Tuesday, April 26, 2011

Mark Steyn on the Guy Earle Persecution and the Death of Comedy in Canuckistan

Wraps it up in a tidy little package, he does. The punchline:
The great strength of Common Law is its antipathy to "collective rights" - because the ultimate minority is the individual. If you elevate group rights over individual liberty, you're mainly empowering not "minorities" but the state, which becomes the sole legitimate arbiter of relations between various groups. And empowering the state means empowering the likes of Commissar Geiger-Adams to preside over four-year investigations into the precise degree of smooching between two patrons of a late-night comedy club. That's why group rights are "the key Nanny State concept". What we are witnessing, from the comedy clubs of Vancouver to the groves of academe in Connecticut, is not just the collapse of liberty but the death of the human spirit. There is something deeply sick about the willingness of freeborn citizens to submit to statist enforcers like Geiger-Adams.
And to think the ball got rolling because some people thought cracking down on free speech, er, sorry, hate speech was the best way to prevent the Nazis from returning.
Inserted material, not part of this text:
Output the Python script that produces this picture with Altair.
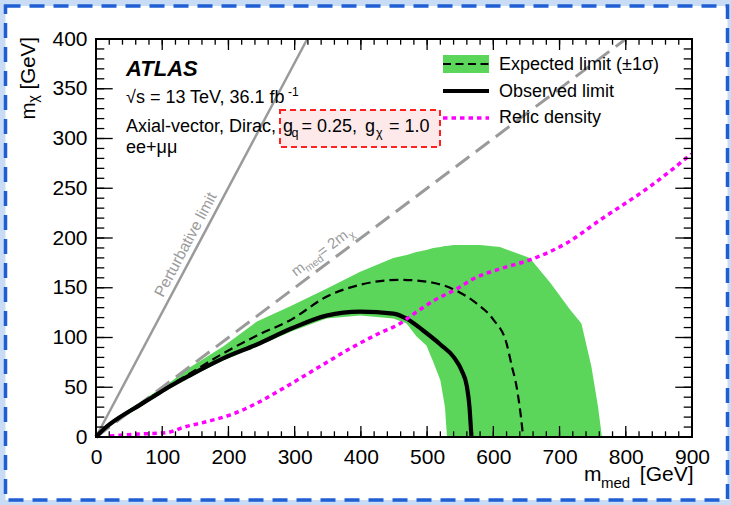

Decades later the Nazis (the German ones) are nowhere in sight, and we're stuck in this "human rights" Hell. And the biggest joke of all--we don't think it's Hell, we think it's Utopia. And we're even paying big bucks to erect an obscenely big shrine where we can worship the "human rights" monster we've created.
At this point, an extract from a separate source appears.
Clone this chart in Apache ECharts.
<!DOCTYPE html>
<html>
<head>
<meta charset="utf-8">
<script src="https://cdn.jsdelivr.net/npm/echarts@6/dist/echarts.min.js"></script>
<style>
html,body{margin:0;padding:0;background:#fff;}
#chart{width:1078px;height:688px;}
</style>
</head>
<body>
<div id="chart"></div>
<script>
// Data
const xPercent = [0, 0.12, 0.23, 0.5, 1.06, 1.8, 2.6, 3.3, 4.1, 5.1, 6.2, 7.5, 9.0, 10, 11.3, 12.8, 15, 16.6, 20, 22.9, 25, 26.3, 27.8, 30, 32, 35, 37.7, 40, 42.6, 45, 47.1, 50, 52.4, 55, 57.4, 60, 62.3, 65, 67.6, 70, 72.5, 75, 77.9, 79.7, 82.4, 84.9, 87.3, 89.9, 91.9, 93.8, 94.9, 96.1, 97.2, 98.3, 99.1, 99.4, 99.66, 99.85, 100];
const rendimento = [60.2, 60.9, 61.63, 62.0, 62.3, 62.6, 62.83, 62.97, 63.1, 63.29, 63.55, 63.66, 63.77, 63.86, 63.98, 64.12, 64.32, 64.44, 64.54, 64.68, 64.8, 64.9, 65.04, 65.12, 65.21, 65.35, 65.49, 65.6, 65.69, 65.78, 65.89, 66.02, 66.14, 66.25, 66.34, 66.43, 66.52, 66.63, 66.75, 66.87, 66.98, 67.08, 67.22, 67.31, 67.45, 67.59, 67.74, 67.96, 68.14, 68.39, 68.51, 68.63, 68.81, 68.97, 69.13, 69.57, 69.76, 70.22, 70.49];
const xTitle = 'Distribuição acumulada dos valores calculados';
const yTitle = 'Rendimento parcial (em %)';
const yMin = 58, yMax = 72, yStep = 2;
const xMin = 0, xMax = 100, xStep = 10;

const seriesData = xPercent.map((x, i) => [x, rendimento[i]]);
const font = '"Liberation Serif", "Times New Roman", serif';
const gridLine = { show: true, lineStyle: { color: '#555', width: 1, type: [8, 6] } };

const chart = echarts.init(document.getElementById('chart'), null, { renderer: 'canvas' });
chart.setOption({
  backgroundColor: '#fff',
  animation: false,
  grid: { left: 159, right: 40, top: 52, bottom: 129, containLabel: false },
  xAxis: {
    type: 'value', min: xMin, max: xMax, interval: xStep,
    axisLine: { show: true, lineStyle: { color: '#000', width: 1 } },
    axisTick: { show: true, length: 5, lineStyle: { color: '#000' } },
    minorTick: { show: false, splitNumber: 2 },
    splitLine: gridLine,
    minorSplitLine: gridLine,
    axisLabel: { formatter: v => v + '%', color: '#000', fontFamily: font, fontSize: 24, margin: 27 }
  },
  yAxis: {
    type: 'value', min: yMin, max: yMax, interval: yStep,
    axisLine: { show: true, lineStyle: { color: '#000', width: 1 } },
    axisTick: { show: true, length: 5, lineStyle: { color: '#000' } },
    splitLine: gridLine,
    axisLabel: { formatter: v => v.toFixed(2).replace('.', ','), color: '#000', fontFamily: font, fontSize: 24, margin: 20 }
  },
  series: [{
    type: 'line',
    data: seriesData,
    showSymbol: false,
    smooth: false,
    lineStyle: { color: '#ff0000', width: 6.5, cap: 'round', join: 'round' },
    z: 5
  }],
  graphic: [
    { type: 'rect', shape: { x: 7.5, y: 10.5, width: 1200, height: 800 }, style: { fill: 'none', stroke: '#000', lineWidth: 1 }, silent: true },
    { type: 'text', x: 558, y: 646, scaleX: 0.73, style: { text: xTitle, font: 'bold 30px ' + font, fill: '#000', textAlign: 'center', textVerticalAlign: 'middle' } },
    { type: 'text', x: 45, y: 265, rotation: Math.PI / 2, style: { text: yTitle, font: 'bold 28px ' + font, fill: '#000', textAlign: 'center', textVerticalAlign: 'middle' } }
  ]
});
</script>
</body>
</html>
As the old actor once said: Dying is easy; comedy is hard. How right he was!

Update: About the Guy Earle case and Murray Geiger Adamses of the land Jonathan Kay wrote (in '08):

Human Rights mandarins posture as champions of “diversity.” But as this case illustrates, what they seek is actually complete conformity. Their dream is a whole society that, in every nook and cranny, adheres self-consciously to the same rigid, humourless orthodoxies that hold sway in their own circle of professional human-rights paper-pushers.
Exactamundo. Anyone who still thinks "human rights" is about protecting the vulnerable and not about the empowerment of those bossyboots/officious types who crave power hasn't been paying attention.